Este será el tercer Mundial de fútbol que me toque vivir en Barcelona, y no me acostumbro a la falta de fervor de los catalanes para con la Selección Española, a la que no sienten como propia.
A quince días del Bicentenario, la comunidad de argentinos que vivimos en España sentimos que nuestro festejo parecerá un oxímoron. ¿Vamos a festejar qué? Si en España ni siquiera se le llama comunidad al grupo de personas que comparten raíz: le llaman colectivo.
La última vez que estuve en Buenos Aires fue hace cinco años. No existía la Nina, ni yo sabía qué cosa era un blog. Estuve allí veinte días en los que, sin saberlo, abracé a mi abuela Chola por última vez. También conversé con gente que quiero, padecí a Racing en directo y pisé Mercedes. Llegué a Ezeiza con un presidente y me volví a Barcelona con otro. Al regresar pasaron dos cosas, al mismo tiempo, que abrieron un círculo en mi vida: empecé a escribir unos cuentos en internet y Cristina me dijo que estaba embarazada.

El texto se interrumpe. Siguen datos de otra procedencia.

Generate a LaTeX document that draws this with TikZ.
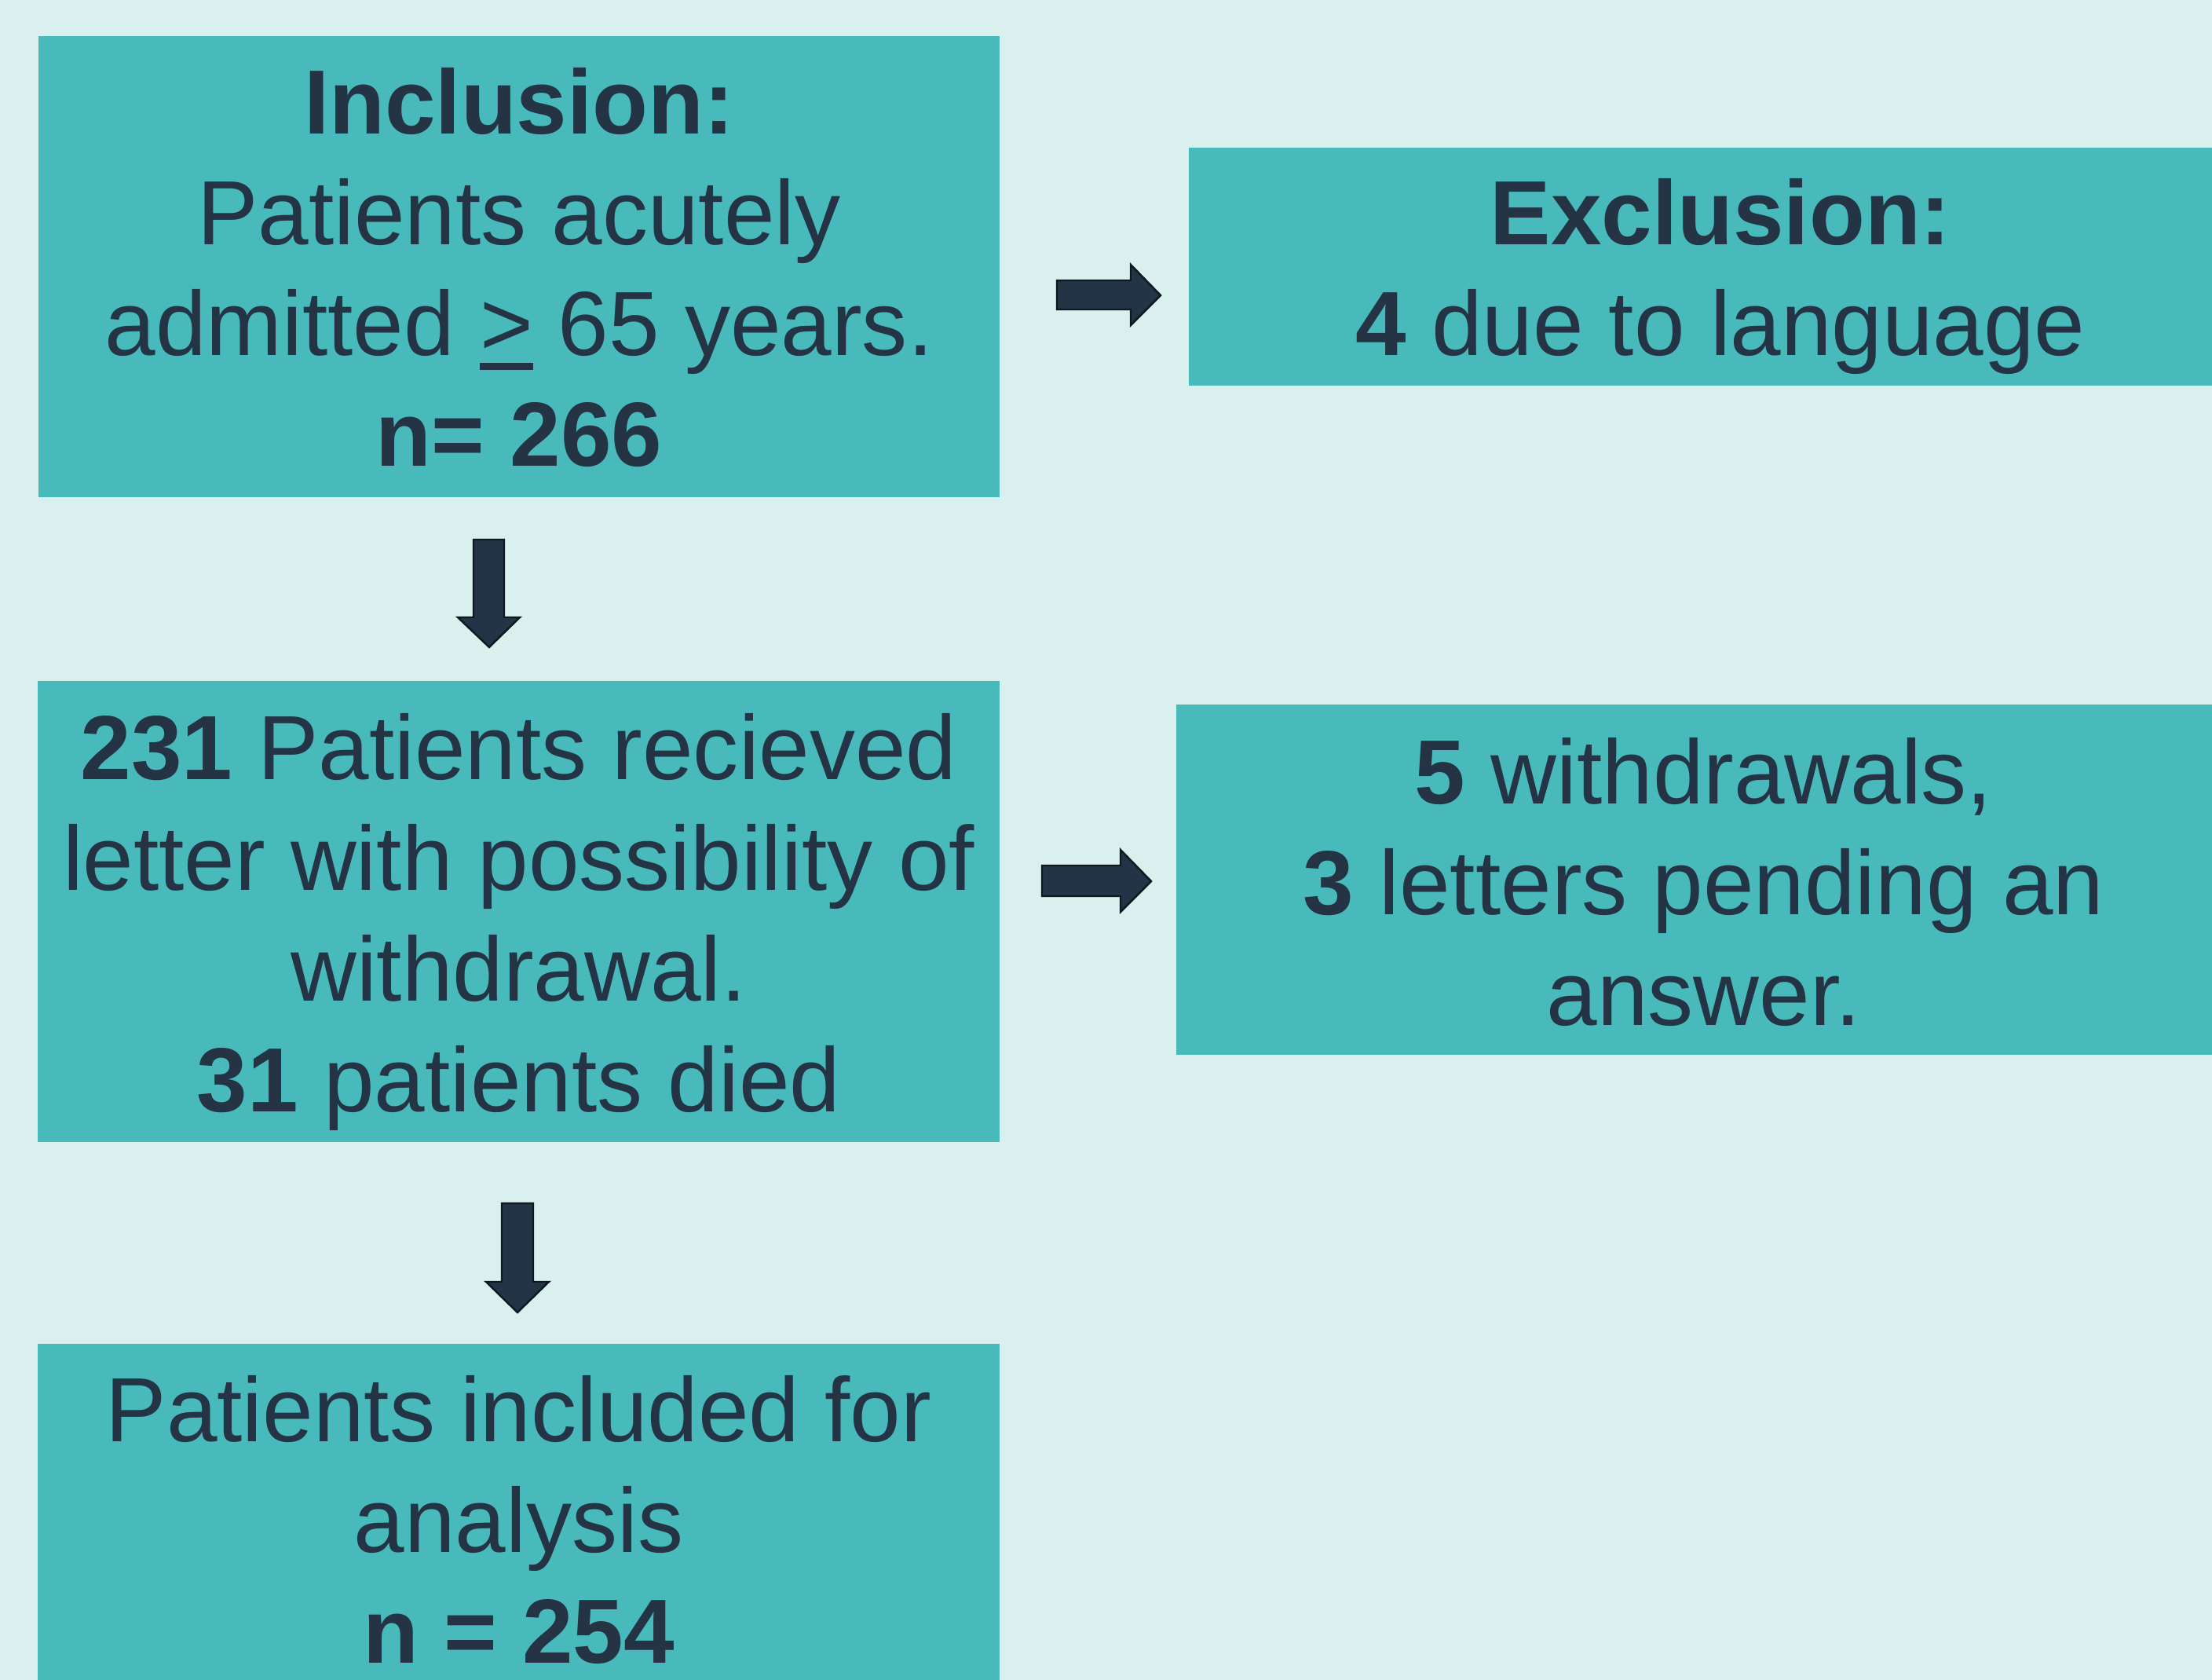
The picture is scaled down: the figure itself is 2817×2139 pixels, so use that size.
\documentclass[tikz,border=0pt]{standalone}
\usepackage{fontspec}
\setmainfont{Liberation Sans}
\usetikzlibrary{positioning}
\definecolor{bgmint}{HTML}{DAF0EE}
\definecolor{boxteal}{HTML}{48BABB}
\definecolor{inkblue}{HTML}{243444}
\definecolor{arrowfill}{HTML}{243447}
\definecolor{arrowline}{HTML}{0E1820}

\tikzset{
	box/.style={fill=boxteal, draw=none, anchor=north west, inner sep=0pt},
	boxtext/.style={text=inkblue, align=center, inner sep=0pt, font=\fontsize{33}{40.1}\selectfont},
	blockarrow/.style={fill=arrowfill, draw=arrowline, line width=0.7pt, line join=miter},
}
\newcommand{\geqline}{\makebox[0pt][l]{\rule[-0.16em]{0.584em}{0.078em}}>}

\begin{document}
\begin{tikzpicture}[x=0.01cm, y=-0.01cm]
	\useasboundingbox (0,0) rectangle (2817,2139);
	\clip (0,0) rectangle (2817,2139);
	\fill[bgmint] (0,0) rectangle (2817,2139);

	% boxes
	\node (incl) [box, minimum width=12.24cm, minimum height=5.87cm] at (48,45) {};
	\node (excl) [box, minimum width=13.54cm, minimum height=3.03cm] at (1513,187) {};
	\node (letter) [box, minimum width=12.25cm, minimum height=5.87cm] at (47,866) {};
	\node (withdr) [box, minimum width=13.43cm, minimum height=4.46cm] at (1497,896) {};
	\node (analysis) [box, minimum width=12.25cm, minimum height=4.48cm] at (47,1710) {};

	% texts
	\node (incltext) [boxtext, below=0.41cm of incl.north] {\textbf{Inclusion:}\\ Patients acutely\\ admitted \geqline{} 65 years.\\ \textbf{n= 266}};
	\node (excltext) [boxtext, below=0.40cm of excl.north] {\textbf{Exclusion:}\\ \textbf{4} due to language};
	\node (lettertext) [boxtext, below=0.42cm of letter.north] {\textbf{231} Patients recieved\\ letter with possibility of\\ withdrawal.\\ \textbf{31} patients died};
	\node (withdrtext) [boxtext, below=0.43cm of withdr.north] {\textbf{5} withdrawals,\\ \textbf{3} letters pending an\\ answer.};
	\node (analysistext) [boxtext, below=0.41cm of analysis.north] {Patients included for\\ analysis\\ \textbf{n = 254}};

	% arrows
	\coordinate (a1) at (1346,376);
	\coordinate (a2) at (623,687);
	\coordinate (a3) at (1327,1122);
	\coordinate (a4) at (659,1532);
	\draw[blockarrow] (a1) ++(0,-19) -- ++(94,0) -- ++(0,-20) -- ++(38,39) -- ++(-38,38) -- ++(0,-20) -- ++(-94,0) -- cycle;
	\draw[blockarrow] (a2) ++(-20,0) -- ++(0,99) -- ++(-20,0) -- ++(40,38) -- ++(39,-38) -- ++(-20,0) -- ++(0,-99) -- cycle;
	\draw[blockarrow] (a3) ++(0,-20) -- ++(100,0) -- ++(0,-20) -- ++(39,40) -- ++(-39,39) -- ++(0,-20) -- ++(-100,0) -- cycle;
	\draw[blockarrow] (a4) ++(-20,0) -- ++(0,100) -- ++(-20,0) -- ++(40,39) -- ++(40,-39) -- ++(-20,0) -- ++(0,-100) -- cycle;
\end{tikzpicture}
\end{document}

La primera cosa horrible que ocurrió en mi matrimonio tuvo lugar la madrugada del 6 de junio del año 2002. Acostumbrado a mis orígenes, di por sentado que Cristina, como cualquier mujer adoradora de su marido, se iba despertar a las cinco de la mañana para ver conmigo el Mundial del Japón. Para cebar mate en silencio y disfrutar de las tribunas multicolores, para preguntar esas cosas que preguntan las mujeres durante los mundiales, esas ridiculeces simpáticas que respondemos con desgano disfrazado de dulzura. Pero no.